Influencer marketing engages with and promotes a business and brand to influencers. It is a paid transaction as the influencer receives something in exchange for their contribution. Using the clothing store example above, the person in charge of influencer marketing reaches out to them and offers an opportunity to promote the store launch. The influencers then can agree to post, say, four Instagram images and write one 500-word review. Nonetheless, influencer marketing can be used as a PR strategy, as will be seen ahead.
What about social media marketing?
Social media can have its goals or can be a subset under marketing. Better yet, a tactic or channel. The objective is to post content on social media platforms to engage with followers and the community. The difference is that social media posts need to be active and consistent.
Real-life Examples of PR campaigns
1. Media Relations – The changeup from KFC to FCK
The purpose of the campaign was crisis management.

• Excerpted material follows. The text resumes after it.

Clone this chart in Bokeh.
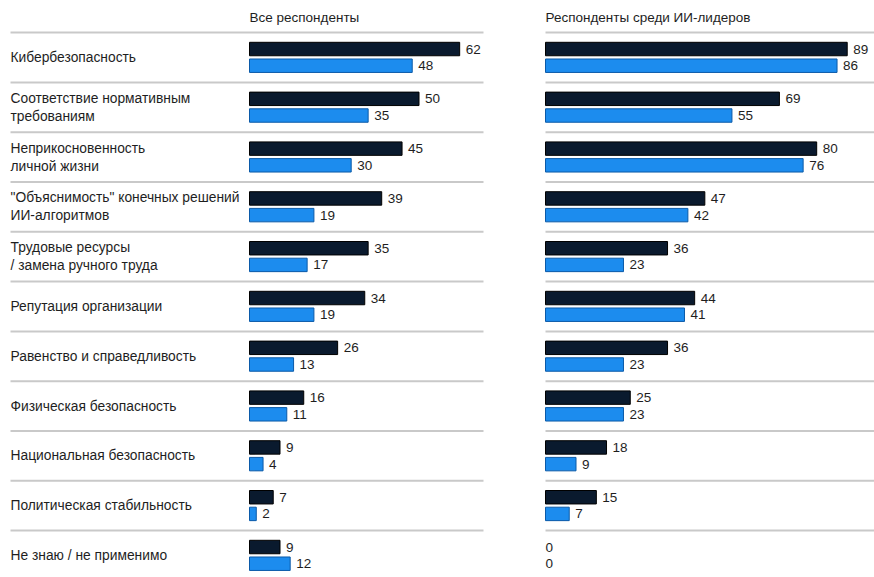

It all started with KFC, the fast-food brand, terminating its relationship with Bidvest Logistics and going with Quick Service Logistics and DHL. This change led to a supply chain fiasco, and KFC ended up shutting down hundreds of its stores across the UK. The losses were substantial and amounted to £1 million in revenues daily.
Thanks to its PR campaign that enabled KFC to get out of the water. The PR team allied with humour and wit. The campaign involved wordplay, wherein the acronym changed from KFC to FCK. Not only did this flip the narrative, but it also gave considerable praise to the brand – over 700 articles spoke about this campaign. More so, the wordplay garnered positive sentiment. The case study also got featured among the Newsworks award winners in 2018.
2. Community Relations – Logitech Business Speak Detection Product
In 2018, Logitech, the computer peripherals and software brand, took to pranking its community of followers on the occasion of April Fool’s Day. Here is how it panned out. Already every marketing publication comes up with spoofs and stunts to distract everyone at work on that day, so they knew they had to do something different. A video gave the product a punny name and poked fun at the overuse of clichéd catchphrases and jargon at the workplace. What is more is that it mimicked a real product overview, making it even more hilarious. Logitech was bang on with its relatability with the community.
3. Corporate Social Responsibility – The ALS Ice Bucket Challenge
In 2014, ALS Association came up with the Ice Bucket Challenge. It involved people dumping an ice water bucket over their heads. The tactic went viral with 2.4 million videos, and it made for an excellent campaign for raising awareness of the neurodegenerative disease – Amyotrophic Lateral Sclerosis or ALS.
Furthermore, the idea was a massive success and raised over $115 million, of which nearly $80 million went towards research. People giving themselves that brain freeze helped save multiple lives.
4. The Public Affair – When SpaceX sent a Tesla to outer space
In February 2018, Elon Musk attached a spacesuit-wearing dummy, Starman, to one of his old Tesla roadsters. The roadster, through SpaceX Falcon Heavy rocket, was launched in space. Upon the launch, it made some headlines. What transformed this into a magnanimous PR stunt was the David Bowie “Life on Mars?” 1971 classic hit.
The campaign served as a reminder for current and future generations to reach for the stars. Also, it garnered a positive reputation and image for SpaceX and Falcon Heavy.
5. Influencer Marketing (Partnership) – Lyft and David Ortiz
In September 2016, Lyft, the ride-hailing and sharing brand, partnered with David Ortiz, a retired pro baseball player, to amplify the brand awareness and reach. The campaign showcased David Ortiz doing something surprising and unexpected. You do not expect David Ortiz to be a driver, would you now? This is what he did in this video, and it worked wonders for Lyft. Let’s say it lifted Lyft’s brand image and reputation.
The examples above are evident that PR can take several forms and that there is a lot to PR than what meets the eye. There is no one way to get right with PR. Much depends on the kind of business and brand and the demographic of the target audience and customer base.